DATA EXCERPT —
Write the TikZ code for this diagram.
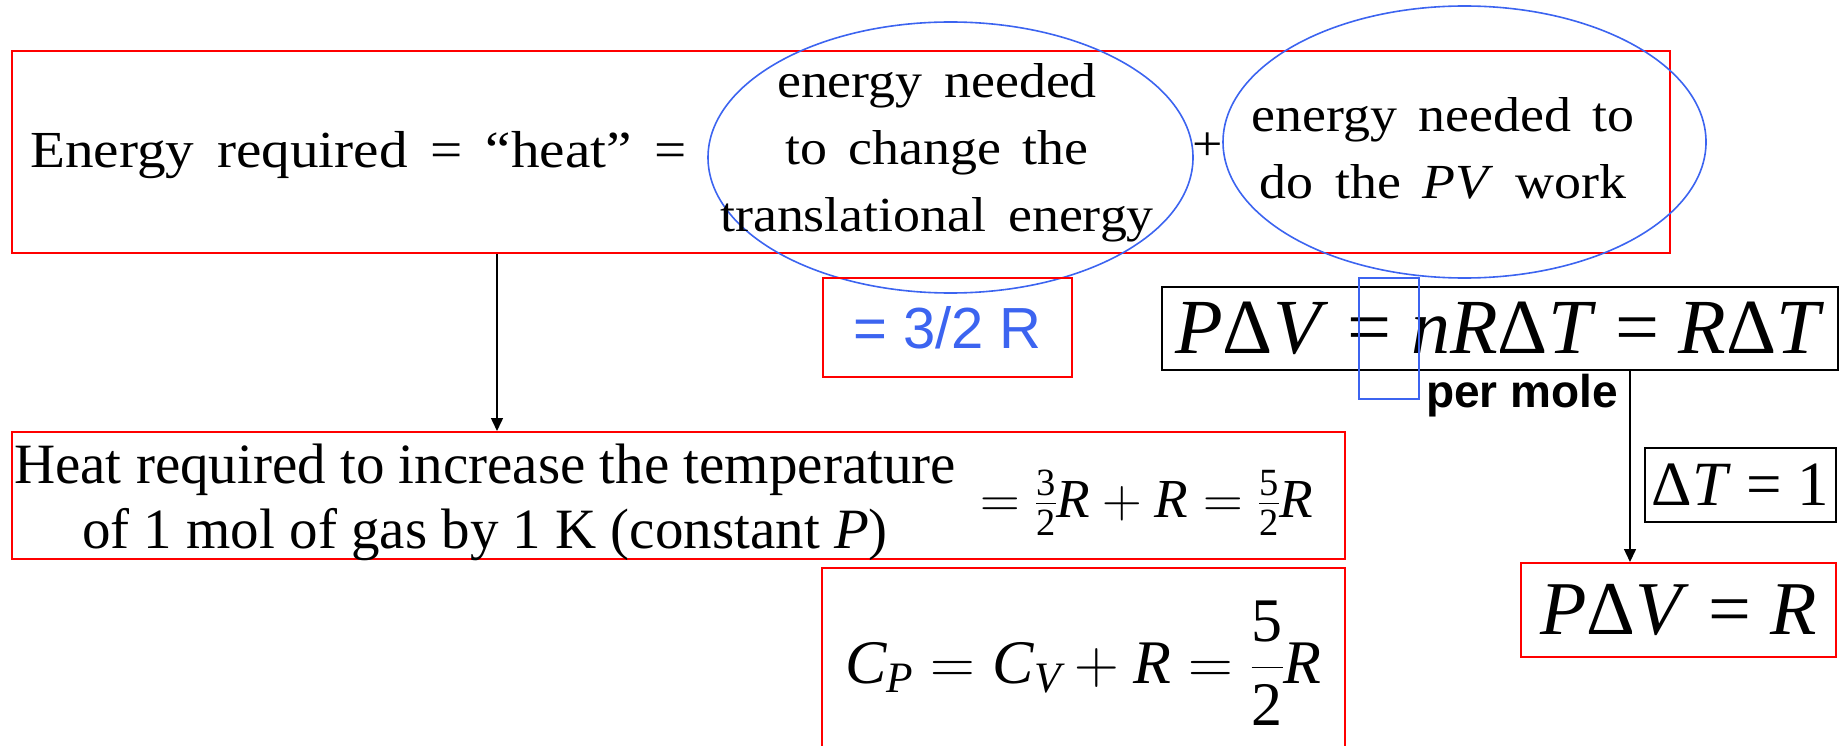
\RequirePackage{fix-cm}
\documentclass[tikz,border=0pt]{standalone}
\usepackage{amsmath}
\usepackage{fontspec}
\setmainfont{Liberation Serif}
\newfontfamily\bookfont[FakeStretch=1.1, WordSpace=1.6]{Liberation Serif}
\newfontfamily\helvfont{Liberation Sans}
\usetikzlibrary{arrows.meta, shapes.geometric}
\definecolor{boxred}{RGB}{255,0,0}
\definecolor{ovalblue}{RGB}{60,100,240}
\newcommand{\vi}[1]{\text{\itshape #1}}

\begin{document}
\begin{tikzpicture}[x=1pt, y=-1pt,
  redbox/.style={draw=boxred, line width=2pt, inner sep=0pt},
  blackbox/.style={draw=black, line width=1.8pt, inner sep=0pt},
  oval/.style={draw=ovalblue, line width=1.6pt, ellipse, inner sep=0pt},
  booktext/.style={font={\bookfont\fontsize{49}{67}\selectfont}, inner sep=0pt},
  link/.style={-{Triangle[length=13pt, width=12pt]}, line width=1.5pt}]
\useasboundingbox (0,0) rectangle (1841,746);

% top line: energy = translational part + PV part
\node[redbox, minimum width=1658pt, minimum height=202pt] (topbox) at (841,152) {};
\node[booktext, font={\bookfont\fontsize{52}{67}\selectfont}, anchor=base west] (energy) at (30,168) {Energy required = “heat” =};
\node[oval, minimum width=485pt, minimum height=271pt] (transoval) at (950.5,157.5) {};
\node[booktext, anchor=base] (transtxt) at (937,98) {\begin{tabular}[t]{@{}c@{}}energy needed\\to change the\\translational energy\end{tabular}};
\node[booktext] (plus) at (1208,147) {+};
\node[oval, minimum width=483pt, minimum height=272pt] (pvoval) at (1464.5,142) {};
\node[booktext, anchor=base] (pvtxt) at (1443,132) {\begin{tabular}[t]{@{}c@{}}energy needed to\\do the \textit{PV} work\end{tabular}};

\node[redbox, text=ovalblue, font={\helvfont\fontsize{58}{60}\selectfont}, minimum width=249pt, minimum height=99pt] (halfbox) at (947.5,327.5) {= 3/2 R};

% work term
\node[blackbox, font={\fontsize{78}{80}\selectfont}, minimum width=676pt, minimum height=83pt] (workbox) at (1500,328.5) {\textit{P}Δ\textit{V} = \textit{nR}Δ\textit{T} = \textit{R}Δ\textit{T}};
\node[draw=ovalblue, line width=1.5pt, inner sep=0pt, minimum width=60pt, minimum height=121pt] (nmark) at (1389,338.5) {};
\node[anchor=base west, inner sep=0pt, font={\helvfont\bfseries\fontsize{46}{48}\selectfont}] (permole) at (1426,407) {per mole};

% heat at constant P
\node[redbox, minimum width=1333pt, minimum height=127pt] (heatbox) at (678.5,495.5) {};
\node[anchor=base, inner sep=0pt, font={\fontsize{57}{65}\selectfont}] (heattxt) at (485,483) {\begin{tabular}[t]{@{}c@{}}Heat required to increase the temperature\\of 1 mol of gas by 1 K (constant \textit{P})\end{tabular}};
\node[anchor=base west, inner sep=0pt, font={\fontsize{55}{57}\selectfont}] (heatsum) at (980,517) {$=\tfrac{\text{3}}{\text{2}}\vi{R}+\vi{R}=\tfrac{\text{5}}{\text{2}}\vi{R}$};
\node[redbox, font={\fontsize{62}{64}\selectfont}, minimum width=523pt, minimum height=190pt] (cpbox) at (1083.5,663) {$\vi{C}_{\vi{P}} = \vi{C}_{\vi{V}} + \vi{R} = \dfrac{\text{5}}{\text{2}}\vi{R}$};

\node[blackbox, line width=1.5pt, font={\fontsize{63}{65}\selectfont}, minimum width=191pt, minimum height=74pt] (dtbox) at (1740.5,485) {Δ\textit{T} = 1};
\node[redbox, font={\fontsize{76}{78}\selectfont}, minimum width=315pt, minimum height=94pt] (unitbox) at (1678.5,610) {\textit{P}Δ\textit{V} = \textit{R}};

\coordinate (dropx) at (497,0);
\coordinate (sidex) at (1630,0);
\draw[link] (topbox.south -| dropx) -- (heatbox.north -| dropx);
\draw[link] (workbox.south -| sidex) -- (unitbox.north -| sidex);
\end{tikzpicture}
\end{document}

AIM OF THE TASK —
Reproduce the full material exactly, excluding the pictures.

TASK ANSWER —
Write the TikZ code for this diagram.
\RequirePackage{fix-cm}
\documentclass[tikz,border=0pt]{standalone}
\usepackage{amsmath}
\usepackage{fontspec}
\setmainfont{Liberation Serif}
\newfontfamily\bookfont[FakeStretch=1.1, WordSpace=1.6]{Liberation Serif}
\newfontfamily\helvfont{Liberation Sans}
\usetikzlibrary{arrows.meta, shapes.geometric}
\definecolor{boxred}{RGB}{255,0,0}
\definecolor{ovalblue}{RGB}{60,100,240}
\newcommand{\vi}[1]{\text{\itshape #1}}

\begin{document}
\begin{tikzpicture}[x=1pt, y=-1pt,
  redbox/.style={draw=boxred, line width=2pt, inner sep=0pt},
  blackbox/.style={draw=black, line width=1.8pt, inner sep=0pt},
  oval/.style={draw=ovalblue, line width=1.6pt, ellipse, inner sep=0pt},
  booktext/.style={font={\bookfont\fontsize{49}{67}\selectfont}, inner sep=0pt},
  link/.style={-{Triangle[length=13pt, width=12pt]}, line width=1.5pt}]
\useasboundingbox (0,0) rectangle (1841,746);

% top line: energy = translational part + PV part
\node[redbox, minimum width=1658pt, minimum height=202pt] (topbox) at (841,152) {};
\node[booktext, font={\bookfont\fontsize{52}{67}\selectfont}, anchor=base west] (energy) at (30,168) {Energy required = “heat” =};
\node[oval, minimum width=485pt, minimum height=271pt] (transoval) at (950.5,157.5) {};
\node[booktext, anchor=base] (transtxt) at (937,98) {\begin{tabular}[t]{@{}c@{}}energy needed\\to change the\\translational energy\end{tabular}};
\node[booktext] (plus) at (1208,147) {+};
\node[oval, minimum width=483pt, minimum height=272pt] (pvoval) at (1464.5,142) {};
\node[booktext, anchor=base] (pvtxt) at (1443,132) {\begin{tabular}[t]{@{}c@{}}energy needed to\\do the \textit{PV} work\end{tabular}};

\node[redbox, text=ovalblue, font={\helvfont\fontsize{58}{60}\selectfont}, minimum width=249pt, minimum height=99pt] (halfbox) at (947.5,327.5) {= 3/2 R};

% work term
\node[blackbox, font={\fontsize{78}{80}\selectfont}, minimum width=676pt, minimum height=83pt] (workbox) at (1500,328.5) {\textit{P}Δ\textit{V} = \textit{nR}Δ\textit{T} = \textit{R}Δ\textit{T}};
\node[draw=ovalblue, line width=1.5pt, inner sep=0pt, minimum width=60pt, minimum height=121pt] (nmark) at (1389,338.5) {};
\node[anchor=base west, inner sep=0pt, font={\helvfont\bfseries\fontsize{46}{48}\selectfont}] (permole) at (1426,407) {per mole};

% heat at constant P
\node[redbox, minimum width=1333pt, minimum height=127pt] (heatbox) at (678.5,495.5) {};
\node[anchor=base, inner sep=0pt, font={\fontsize{57}{65}\selectfont}] (heattxt) at (485,483) {\begin{tabular}[t]{@{}c@{}}Heat required to increase the temperature\\of 1 mol of gas by 1 K (constant \textit{P})\end{tabular}};
\node[anchor=base west, inner sep=0pt, font={\fontsize{55}{57}\selectfont}] (heatsum) at (980,517) {$=\tfrac{\text{3}}{\text{2}}\vi{R}+\vi{R}=\tfrac{\text{5}}{\text{2}}\vi{R}$};
\node[redbox, font={\fontsize{62}{64}\selectfont}, minimum width=523pt, minimum height=190pt] (cpbox) at (1083.5,663) {$\vi{C}_{\vi{P}} = \vi{C}_{\vi{V}} + \vi{R} = \dfrac{\text{5}}{\text{2}}\vi{R}$};

\node[blackbox, line width=1.5pt, font={\fontsize{63}{65}\selectfont}, minimum width=191pt, minimum height=74pt] (dtbox) at (1740.5,485) {Δ\textit{T} = 1};
\node[redbox, font={\fontsize{76}{78}\selectfont}, minimum width=315pt, minimum height=94pt] (unitbox) at (1678.5,610) {\textit{P}Δ\textit{V} = \textit{R}};

\coordinate (dropx) at (497,0);
\coordinate (sidex) at (1630,0);
\draw[link] (topbox.south -| dropx) -- (heatbox.north -| dropx);
\draw[link] (workbox.south -| sidex) -- (unitbox.north -| sidex);
\end{tikzpicture}
\end{document}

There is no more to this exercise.